Song Meaning
The lyrics paint a stark picture of desolation, opening with "All these dying days" and a wander through a "ghost town." There's a profound sense of loss, as a once-vibrant "city" has withered. The mood is heavy with regret and an almost spiritual exhaustion.
At its core, the speaker grapples with irreversible consequences. The declaration "This life isn't mine" reveals a deep detachment, suggesting agency has been lost or forfeited. This feeling intensifies with the stark admission "Now they're gone forever," hinting at a significant, perhaps personal, absence that fuels the speaker's despair.
The imagery of spiritual distress is particularly striking: "Seen a holy man / Seen him crying with the Mother Mary." This isn't just personal sorrow; it suggests even divine comfort is overwhelmed, amplifying the speaker's profound sense of hopelessness. It's a powerful inversion, implying that even the sacred shares in the world's decay.

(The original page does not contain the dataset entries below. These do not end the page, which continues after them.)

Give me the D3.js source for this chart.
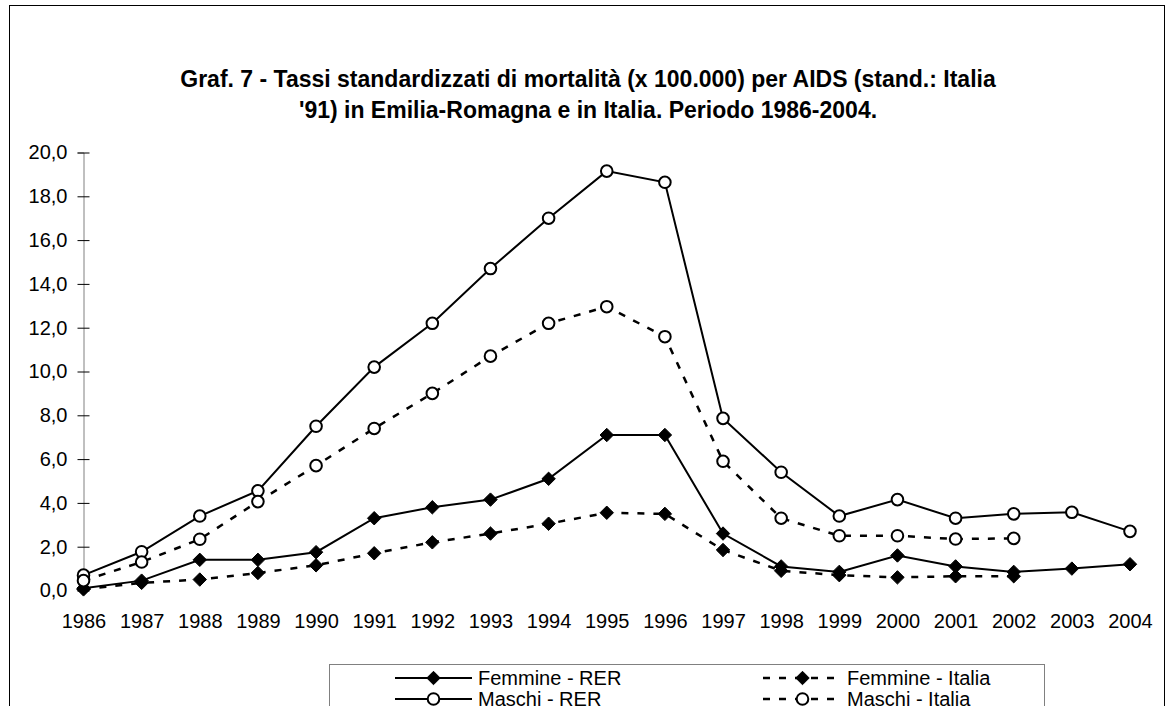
<!DOCTYPE html>
<html>
<head>
<meta charset="utf-8">
<script src="https://cdn.jsdelivr.net/npm/d3@7"></script>
<style>
  body { margin: 0; background: #fff; }
  svg { display: block; font-family: "Liberation Sans", Arial, sans-serif; }
</style>
</head>
<body>
<div id="chart"></div>
<script>
// data
var years = ['1986','1987','1988','1989','1990','1991','1992','1993','1994','1995',
             '1996','1997','1998','1999','2000','2001','2002','2003','2004'];
var femmineRER    = [0.1, 0.45, 1.4, 1.4, 1.75, 3.3, 3.8, 4.15, 5.1, 7.1, 7.1, 2.6, 1.1, 0.85, 1.6, 1.1, 0.85, 1.0, 1.2];
var femmineItalia = [0.05, 0.35, 0.5, 0.8, 1.15, 1.7, 2.2, 2.6, 3.05, 3.55, 3.5, 1.85, 0.9, 0.7, 0.6, 0.65, 0.65, null, null];
var maschiRER     = [0.7, 1.77, 3.4, 4.55, 7.5, 10.2, 12.2, 14.7, 17.0, 19.15, 18.64, 7.86, 5.4, 3.4, 4.15, 3.3, 3.5, 3.57, 2.7];
var maschiItalia  = [0.45, 1.3, 2.34, 4.06, 5.7, 7.4, 9.0, 10.7, 12.2, 12.96, 11.59, 5.9, 3.3, 2.5, 2.5, 2.35, 2.38, null, null];
var yTicks = [0, 2, 4, 6, 8, 10, 12, 14, 16, 18, 20];
var titleLines = ["Graf. 7 - Tassi standardizzati di mortalità (x 100.000) per AIDS (stand.: Italia",
                  "'91) in Emilia-Romagna e in Italia. Periodo 1986-2004."];

var series = [
  {name: 'Femmine - RER',    values: femmineRER,    marker: 'diamond', dashed: false},
  {name: 'Femmine - Italia', values: femmineItalia, marker: 'diamond', dashed: true},
  {name: 'Maschi - RER',     values: maschiRER,     marker: 'circle',  dashed: false},
  {name: 'Maschi - Italia',  values: maschiItalia,  marker: 'circle',  dashed: true}
];

var W = 1174, H = 706;
var svg = d3.select('#chart').append('svg').attr('width', W).attr('height', H);

// outer chart border
svg.append('rect')
  .attr('x', 9.5).attr('y', 5.5).attr('width', 1155).attr('height', 720)
  .attr('fill', 'none').attr('stroke', '#000').attr('stroke-width', 1);

// title
svg.append('g').selectAll('text').data(titleLines).enter().append('text')
  .attr('x', 588).attr('y', function(d, i) { return 87 + i * 31; })
  .attr('text-anchor', 'middle')
  .attr('font-size', '23px').attr('font-weight', 'bold')
  .text(function(d) { return d; });

var x = d3.scalePoint().domain(years).range([83.5, 1130]);
var y = d3.scaleLinear().domain([0, 20]).range([590.5, 152.5]);

// y axis
var yAxis = svg.append('g').attr('transform', 'translate(83.5,0)')
  .call(d3.axisLeft(y).tickValues(yTicks).tickSize(6).tickPadding(10)
    .tickFormat(function(d) { return d3.format('.1f')(d).replace('.', ','); }));
yAxis.select('.domain').attr('stroke', '#808080');
yAxis.selectAll('.tick line').attr('stroke', '#000').attr('x2', 6).attr('x1', -6);
yAxis.selectAll('text').attr('font-size', '20px').attr('fill', '#000')
  .attr('font-family', '"Liberation Sans", Arial, sans-serif');

// x axis labels
var xAxis = svg.append('g').attr('transform', 'translate(0,590.5)')
  .call(d3.axisBottom(x).tickSize(0).tickPadding(23));
xAxis.select('.domain').remove();
xAxis.selectAll('text').attr('font-size', '20px').attr('fill', '#000')
  .attr('font-family', '"Liberation Sans", Arial, sans-serif');

var line = d3.line()
  .defined(function(d) { return d != null; })
  .x(function(d, i) { return x(years[i]); })
  .y(function(d) { return y(d); });

var diamond = d3.symbol().type(d3.symbolDiamond2).size(115);

function drawMarker(g, type, cx, cy) {
  if (type === 'circle') {
    g.append('circle').attr('cx', cx).attr('cy', cy).attr('r', 5.8)
      .attr('fill', '#fff').attr('stroke', '#000').attr('stroke-width', 2);
  } else {
    g.append('path').attr('d', diamond)
      .attr('transform', 'translate(' + cx + ',' + cy + ')')
      .attr('fill', '#000').attr('stroke', '#000').attr('stroke-width', 1);
  }
}

series.forEach(function(s) {
  var g = svg.append('g');
  g.append('path').datum(s.values)
    .attr('d', line)
    .attr('fill', 'none').attr('stroke', '#000')
    .attr('stroke-width', s.dashed ? 2.5 : 2)
    .attr('stroke-dasharray', s.dashed ? '7,9' : null);
  s.values.forEach(function(v, i) {
    if (v != null) drawMarker(g, s.marker, x(years[i]), y(v));
  });
});

// legend
var leg = svg.append('g');
leg.append('rect').attr('x', 329.5).attr('y', 664.5).attr('width', 715).attr('height', 60)
  .attr('fill', '#fff').attr('stroke', '#808080').attr('stroke-width', 1);
var legPos = [
  {s: series[0], lx: 395, rx: 472, tx: 478, ty: 678},
  {s: series[1], lx: 763, rx: 842, tx: 847, ty: 678},
  {s: series[2], lx: 395, rx: 472, tx: 478, ty: 699},
  {s: series[3], lx: 763, rx: 842, tx: 847, ty: 699}
];
legPos.forEach(function(p) {
  leg.append('line').attr('x1', p.lx).attr('x2', p.rx).attr('y1', p.ty).attr('y2', p.ty)
    .attr('stroke', '#000').attr('stroke-width', p.s.dashed ? 2.5 : 2)
    .attr('stroke-dasharray', p.s.dashed ? '7,9' : null);
  drawMarker(leg, p.s.marker, (p.lx + p.rx) / 2, p.ty);
  leg.append('text').attr('x', p.tx).attr('y', p.ty).attr('dy', '0.36em')
    .attr('font-size', '20px').text(p.s.name);
});
</script>
</body>
</html>
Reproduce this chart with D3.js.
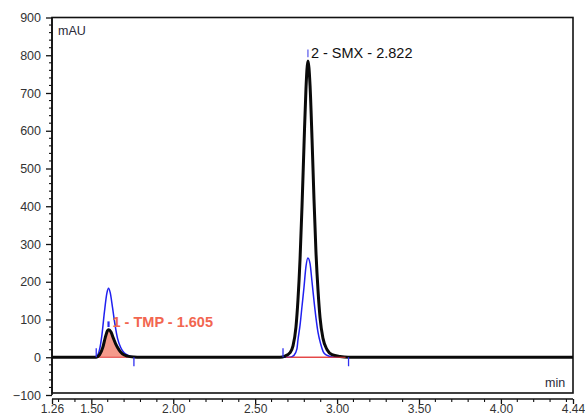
<!DOCTYPE html>
<html><head><meta charset="utf-8">
<script src="https://cdn.jsdelivr.net/npm/d3@7"></script>
<style>
html,body{margin:0;padding:0;background:#fff;}
svg{display:block;font-family:"Liberation Sans",Arial,sans-serif;}
</style></head>
<body><svg id="chart" width="585" height="416"></svg>
<script>
// ---- data ----
const xDomain = [1.26, 4.44];
const yDomain = [-100, 900];
const xTickLabels = [1.26, 1.50, 2.00, 2.50, 3.00, 3.50, 4.00, 4.44];
const xMinorTicks = [1.3,1.4,1.6,1.7,1.8,1.9,2.1,2.2,2.3,2.4,2.6,2.7,2.8,2.9,3.1,3.2,3.3,3.4,3.6,3.7,3.8,3.9,4.1,4.2,4.3,4.4];
const yTickLabels = [-100,0,100,200,300,400,500,600,700,800,900];

// black trace (detector signal) as [time, mAU]
const blackTMP = [[1.50,0],[1.53,0],[1.55,6],[1.57,26],[1.585,52],[1.60,71],[1.607,73],[1.62,67],[1.635,50],[1.65,34],[1.67,19],[1.69,9],[1.72,3],[1.76,0.5],[1.80,0]];
const blackSMX = [[2.60,0],[2.652,0],[2.682,3],[2.713,12],[2.731,30],[2.749,80],[2.761,150],[2.774,260],[2.786,400],[2.798,560],[2.810,710],[2.822,785],[2.835,720],[2.847,580],[2.859,420],[2.871,280],[2.884,175],[2.896,105],[2.914,50],[2.939,20],[2.969,7],[3.018,2],[3.067,0],[3.10,0]];
// blue trace as [time, mAU]
const blueTMP = [[1.50,0],[1.53,2],[1.55,20],[1.565,60],[1.58,120],[1.595,170],[1.605,183],[1.615,172],[1.63,130],[1.645,85],[1.66,50],[1.68,25],[1.70,12],[1.73,4],[1.76,1],[1.80,0]];
const blueSMX = [[2.68,0],[2.713,0],[2.737,5],[2.755,22],[2.761,45],[2.774,85],[2.786,135],[2.798,185],[2.810,240],[2.822,263],[2.835,248],[2.847,200],[2.859,150],[2.871,105],[2.884,65],[2.90,35],[2.915,15],[2.933,6],[2.969,1],[3.00,0]];

// integrated peaks
const peakNames = ["1 - TMP - 1.605", "2 - SMX - 2.822"];
const peakTimes = [1.605, 2.822];
const peakStart = [1.53, 2.67];
const peakEnd = [1.76, 3.07];

// ---- layout ----
const svg = d3.select("#chart");
const L = 52, R = 573, T = 17.5, B = 395;
const x = d3.scaleLinear().domain(xDomain).range([L, R]);
const y = d3.scaleLinear().domain(yDomain).range([B, T]);

const blackAll = [[xDomain[0],0], ...blackTMP, ...blackSMX, [xDomain[1],0]];
const blueAll = [[xDomain[0],0], ...blueTMP, ...blueSMX, [xDomain[1],0]];

const line = d3.line().x(d=>x(d[0])).y(d=>y(d[1])).curve(d3.curveMonotoneX);
const area = d3.area().x(d=>x(d[0])).y0(y(0)).y1(d=>y(d[1])).curve(d3.curveMonotoneX);

// plot frame
svg.append("rect").attr("x",L).attr("y",T).attr("width",R-L).attr("height",B-T-2)
  .attr("fill","none").attr("stroke","#111").attr("stroke-width",1.6);

// y axis (left, ticks outward)
const yMinor = d3.range(-100, 901, 20).filter(v => v % 100 !== 0);
const yAxisG = svg.append("g").attr("transform",`translate(${L},0)`);
yAxisG.call(d3.axisLeft(y).tickValues(yTickLabels).tickSize(6).tickPadding(5).tickFormat(d3.format("d")));
yAxisG.selectAll(".tick text").attr("font-size",12.5).attr("fill","#333").attr("font-family","Liberation Sans, Arial, sans-serif");
yAxisG.selectAll(".tick line").attr("stroke","#111").attr("stroke-width",1.3);
yAxisG.select(".domain").attr("stroke","#111").attr("stroke-width",1.6).attr("d",`M-0,${y(900)}V${y(-100)}`);
yAxisG.selectAll(".minor").data(yMinor).enter().append("line")
  .attr("x1",-3).attr("x2",0).attr("y1",d=>y(d)).attr("y2",d=>y(d)).attr("stroke","#111").attr("stroke-width",1.1);

// x axis (separate, below)
const xAxisY = 399;
const xAxisG = svg.append("g").attr("transform",`translate(0,${xAxisY})`);
xAxisG.call(d3.axisBottom(x).tickValues(xTickLabels).tickSize(5).tickPadding(0).tickFormat(d3.format(".2f")));
xAxisG.selectAll(".tick text").attr("font-size",12).attr("fill","#333").attr("font-family","Liberation Sans, Arial, sans-serif");
xAxisG.selectAll(".tick line").attr("stroke","#111").attr("stroke-width",1.3);
xAxisG.select(".domain").attr("stroke","#111").attr("stroke-width",1.3).attr("d",`M${L},0H${R}`);
xAxisG.selectAll(".minor").data(xMinorTicks).enter().append("line")
  .attr("x1",d=>x(d)).attr("x2",d=>x(d)).attr("y1",0).attr("y2",3).attr("stroke","#111").attr("stroke-width",1.1);

// unit labels
svg.append("text").attr("x",58).attr("y",35).attr("font-size",12.5).attr("fill","#2a2a3a").text("mAU");
svg.append("text").attr("x",545).attr("y",387).attr("font-size",12.5).attr("fill","#2a2a3a").text("min");

// filled peak 1
svg.append("path").datum(blackTMP.filter(d=>d[0]>=peakStart[0] && d[0]<=peakEnd[0]))
  .attr("d",area).attr("fill","#f59a8b").attr("stroke","none");

// red integration baselines
peakStart.forEach((s,i)=>{
  svg.append("line").attr("x1",x(s)).attr("x2",x(peakEnd[i])).attr("y1",y(0)).attr("y2",y(0))
    .attr("stroke","#e23b3b").attr("stroke-width",1.2);
});

// blue trace
svg.append("path").datum(blueAll).attr("d",line).attr("fill","none").attr("stroke","#2020f0").attr("stroke-width",1.5);
// black trace
svg.append("path").datum(blackAll).attr("d",line).attr("fill","none").attr("stroke","#0a0a0a").attr("stroke-width",3);

// red baseline redraw over black for the integrated peak region (thin)
svg.append("line").attr("x1",x(peakStart[1])+3).attr("x2",x(peakEnd[1])-3).attr("y1",y(0)).attr("y2",y(0))
  .attr("stroke","#e23b3b").attr("stroke-width",1.2);

// blue start/end markers
peakStart.forEach((s,i)=>{
  svg.append("line").attr("x1",x(s)).attr("x2",x(s)).attr("y1",y(0)).attr("y2",y(0)-9)
    .attr("stroke","#3030f0").attr("stroke-width",1.3);
  svg.append("line").attr("x1",x(peakEnd[i])).attr("x2",x(peakEnd[i])).attr("y1",y(0)).attr("y2",y(0)+9)
    .attr("stroke","#3030f0").attr("stroke-width",1.3);
});
// apex markers
svg.append("line").attr("x1",x(peakTimes[0])).attr("x2",x(peakTimes[0])).attr("y1",y(95)).attr("y2",y(80))
  .attr("stroke","#2a2af0").attr("stroke-width",2.2);
svg.append("line").attr("x1",x(peakTimes[1])).attr("x2",x(peakTimes[1])).attr("y1",y(815)).attr("y2",y(795))
  .attr("stroke","#8080f0").attr("stroke-width",1.6);

// peak labels
svg.append("text").attr("x",x(peakTimes[0])+4).attr("y",y(80)).attr("font-size",14.5).attr("font-weight","bold")
  .attr("fill","#f26650").text(peakNames[0]);
svg.append("text").attr("x",x(peakTimes[1])+3).attr("y",y(794)).attr("font-size",14.5)
  .attr("fill","#111").text(peakNames[1]);
</script></body></html>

The lyrics effectively link past actions to present suffering. The line "If I couldn't lie / Like all of a thousand other times" directly connects a history of deceit to the speaker's current predicament, "on this highway." This confession grounds the abstract despair in a very human failing, making the subsequent "Waiting for the sunshine" feel less like a promise and more like a desperate, almost ritualistic, plea for redemption that may never come.